Just to expand on @AlexBecker's answer above.
Let's say we have a long exact sequence of $A$-modules
$$\dots \to M_{i-1} \xrightarrow{f_i} M_i \xrightarrow{f_{i+1}} M_{i+1} \dots$$
If we let $N_i = \operatorname{Im}(f_i) = \operatorname{ker}(f_{i+1})$ for each $i$, then we obtain (for each $i$) a short exact sequence $$0 \to N_i \xrightarrow{\iota} M_i \xrightarrow{\pi} M_i / N_i \to 0 \ \ \ \ \ \ \ \ \ (*)$$
where $\iota : N_i \to M_i$ is the inclusion map and $\pi : M_i \to M_i/N_i$ is the canonical epimorphism.

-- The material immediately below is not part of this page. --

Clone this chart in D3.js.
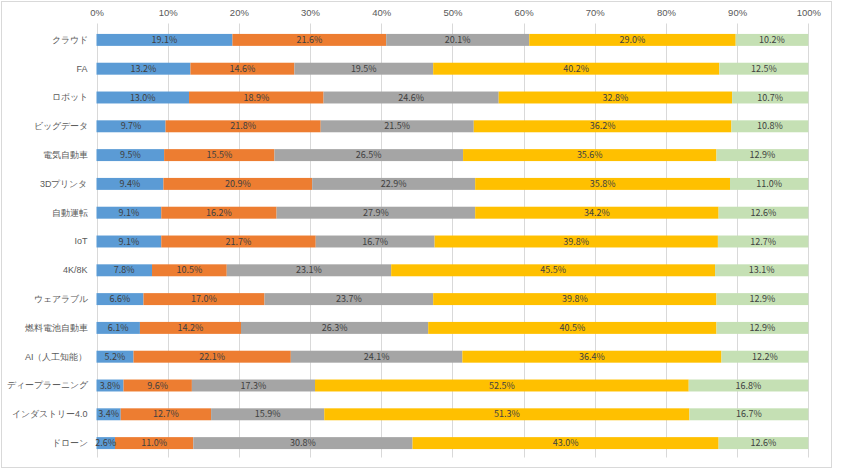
<!DOCTYPE html>
<html><head><meta charset="utf-8">
<script src="https://cdn.jsdelivr.net/npm/d3@7"></script>
<style>
body{margin:0;background:#fff;}
svg{display:block;font-family:"Noto Sans CJK JP","Noto Sans",sans-serif;}
</style></head>
<body>
<svg id="chart" width="850" height="470"></svg>
<script>
const categories = ["クラウド","FA","ロボット","ビッグデータ","電気自動車","3Dプリンタ","自動運転","IoT","4K/8K","ウェアラブル","燃料電池自動車","AI（人工知能）","ディープラーニング","インダストリー4.0","ドローン"];
const series1 = [19.1,13.2,13.0,9.7,9.5,9.4,9.1,9.1,7.8,6.6,6.1,5.2,3.8,3.4,2.6];
const series2 = [21.6,14.6,18.9,21.8,15.5,20.9,16.2,21.7,10.5,17.0,14.2,22.1,9.6,12.7,11.0];
const series3 = [20.1,19.5,24.6,21.5,26.5,22.9,27.9,16.7,23.1,23.7,26.3,24.1,17.3,15.9,30.8];
const series4 = [29.0,40.2,32.8,36.2,35.6,35.8,34.2,39.8,45.5,39.8,40.5,36.4,52.5,51.3,43.0];
const series5 = [10.2,12.5,10.7,10.8,12.9,11.0,12.6,12.7,13.1,12.9,12.9,12.2,16.8,16.7,12.6];
const seriesKeys = ["s1","s2","s3","s4","s5"];
const seriesColors = ["#5B9BD5","#ED7D31","#A5A5A5","#FFC000","#C5E0B4"];
const tickValues = [0,10,20,30,40,50,60,70,80,90,100];

const rows = categories.map((c,i)=>({cat:c,s1:series1[i],s2:series2[i],s3:series3[i],s4:series4[i],s5:series5[i]}));
const stacked = d3.stack().keys(seriesKeys)(rows);

const svg = d3.select("#chart");
svg.append("rect").attr("x",1.5).attr("y",1.5).attr("width",830).attr("height",466)
  .attr("fill","#fff").attr("stroke","#d9d9d9").attr("stroke-width",1);

const pLeft=96.5, pRight=808.3, pTop=25.5, pBottom=457.5;
const x = d3.scaleLinear().domain([0,100]).range([pLeft,pRight]);
const y = d3.scaleBand().domain(categories).range([pTop,pBottom]).paddingInner(0.585).paddingOuter(0.2925);

// gridlines
svg.append("g").selectAll("line").data(tickValues).join("line")
  .attr("x1",d=>Math.round(x(d))+0.5).attr("x2",d=>Math.round(x(d))+0.5)
  .attr("y1",pTop-2).attr("y2",pBottom)
  .attr("stroke","#d9d9d9").attr("stroke-width",1);

// top axis
const axis = d3.axisTop(x).tickValues(tickValues).tickFormat(d=>d+"%").tickSize(0).tickPadding(0);
const ax = svg.append("g").attr("transform",`translate(0,${16})`).call(axis);
ax.select(".domain").remove();
ax.selectAll("text").attr("fill","#595959").attr("font-size","9.5px").attr("dy","0");

// left axis
const yAxis = d3.axisLeft(y).tickSize(0).tickPadding(9);
const ay = svg.append("g").attr("transform",`translate(${pLeft},0)`).call(yAxis);
ay.select(".domain").remove();
ay.selectAll("text").attr("fill","#595959").attr("font-size","9px");

// bars
const g = svg.append("g");
stacked.forEach((layer,si)=>{
  const lg = g.append("g").attr("fill",seriesColors[si]);
  lg.selectAll("rect").data(layer).join("rect")
    .attr("x",d=>x(d[0])).attr("width",d=>x(d[1])-x(d[0]))
    .attr("y",d=>y(d.data.cat)).attr("height",y.bandwidth());
});
stacked.forEach((layer,si)=>{
  g.append("g").selectAll("text").data(layer).join("text")
    .attr("x",d=>(x(d[0])+x(d[1]))/2)
    .attr("y",d=>y(d.data.cat)+y.bandwidth()/2)
    .attr("dy","0.35em").attr("text-anchor","middle")
    .attr("font-size","9px").attr("fill","#404040")
    .text(d=>d3.format(".1f")(d[1]-d[0])+"%");
});
</script>
</body></html>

It shouldn't be too hard to prove that the above sequence is exact.
Now since $N_{i+1} = \operatorname{Im}(f_{i+1})$, by the first isomorphism theorem we have that $M_i/\operatorname{ker}(f_{i+1}) \cong \operatorname{Im}(f_{i+1}) \iff M_i/N_i \cong N_{i+1}$. If we let $f : M_i/N_i \to N_{i+1}$ be this isomorphism then letting $\pi' = f \circ \pi$ we obtain a short exact sequence
$$0 \to N_i \xrightarrow{\iota} M_i \xrightarrow{\pi'} N_{i+1} \to 0 \ \ \ \ \ \ \ \ \ (**)$$
which we can then rewrite by definition of the $N_i$'s as
$$0 \to \operatorname{Im}(f_i) \xrightarrow{\iota} M_i \xrightarrow{\pi'} \operatorname{Im}(f_{i+1}) \to 0 \ \ \ \ \ \ \ \ \ (**)$$
Now here's a Lemma that we will use below
Lemma: If we have $A$-modules $M, M', M''$, then $0 \to M' \xrightarrow{f} M \xrightarrow{g} M'' \to 0$ is exact $\iff$ $f$ is injective, $g$ is surjective and $g$ induces an isomorphism of $\operatorname{Coker}(f)$ onto $M''$
Replacing $\pi'$ in the exact sequence $(**)$ by $\pi''$ which is the isomorphism induced by $\pi'$ of $\operatorname{Coker}(\iota)$ onto $N_{i+1}$ we obtain the following short exact sequence
$$0 \to \operatorname{ker}(f_{i+1}) \xrightarrow{\iota} M_i \xrightarrow{\pi''} \operatorname{Coker}(\iota) \to 0 \ \ \ \ \ \ \ \ \ (***)$$
So these are three ways (up to isomorphism of a term in the sequence) of splitting a long exact sequence into a short exact sequence.